What fears are stopping me from making someday, today?
My biggest fear is not being able to provide for my family. The most common thought which follows someday in my vocabulary is this, someday I will be used by God to be a new church planter. When asked why I don't just go out and do this I have come up with all kinds of noble answers like, well it would not be responsible to the church I am at, or I am not sure if my annual conference or denomination is ready for a new church plant. While one or both of these answers are true, they are really smokescreens for my fear. What is holding me back is not a sense of responsibility, or a sense of needing permission from an earthly organization, it is fear of being able to make it. Making it includes providing for my family, and making it means being able to be successful in beginning a new church. There I said it, now I have to deal with it.

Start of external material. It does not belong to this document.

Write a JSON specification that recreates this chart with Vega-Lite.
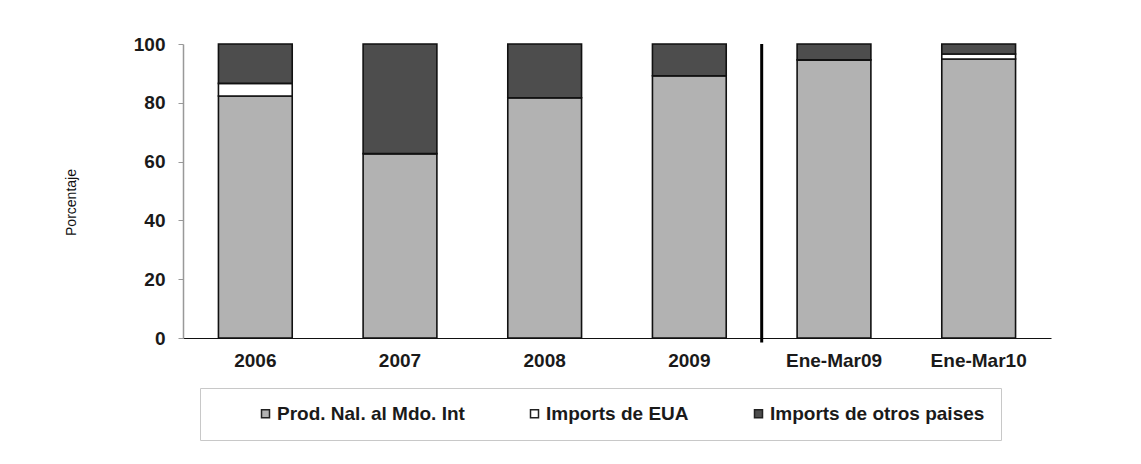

What is the opposite of fear?
The term used by Kerry and Chris Shook is ridiculous faith. This is the faith David had facing Goliath. This is the faith the apostles had as they began the church. This is the faith many who are now mt cloud of witnesses have displayed. It is not a play-it-safe kind of faith. It is the kind of faith that might get you into some sticky situations, but it is exactly the faith we are all called to have.
So what is a person to do? Step one, pray, step two take action. Step three, refer to step one. I am going to do whatever it takes to make someday today. So that when God opens the doors, or brings the nest turn in my journey i will be ready. Not necessarily ready for what lies ahead, ready to walk with ridiculous faith.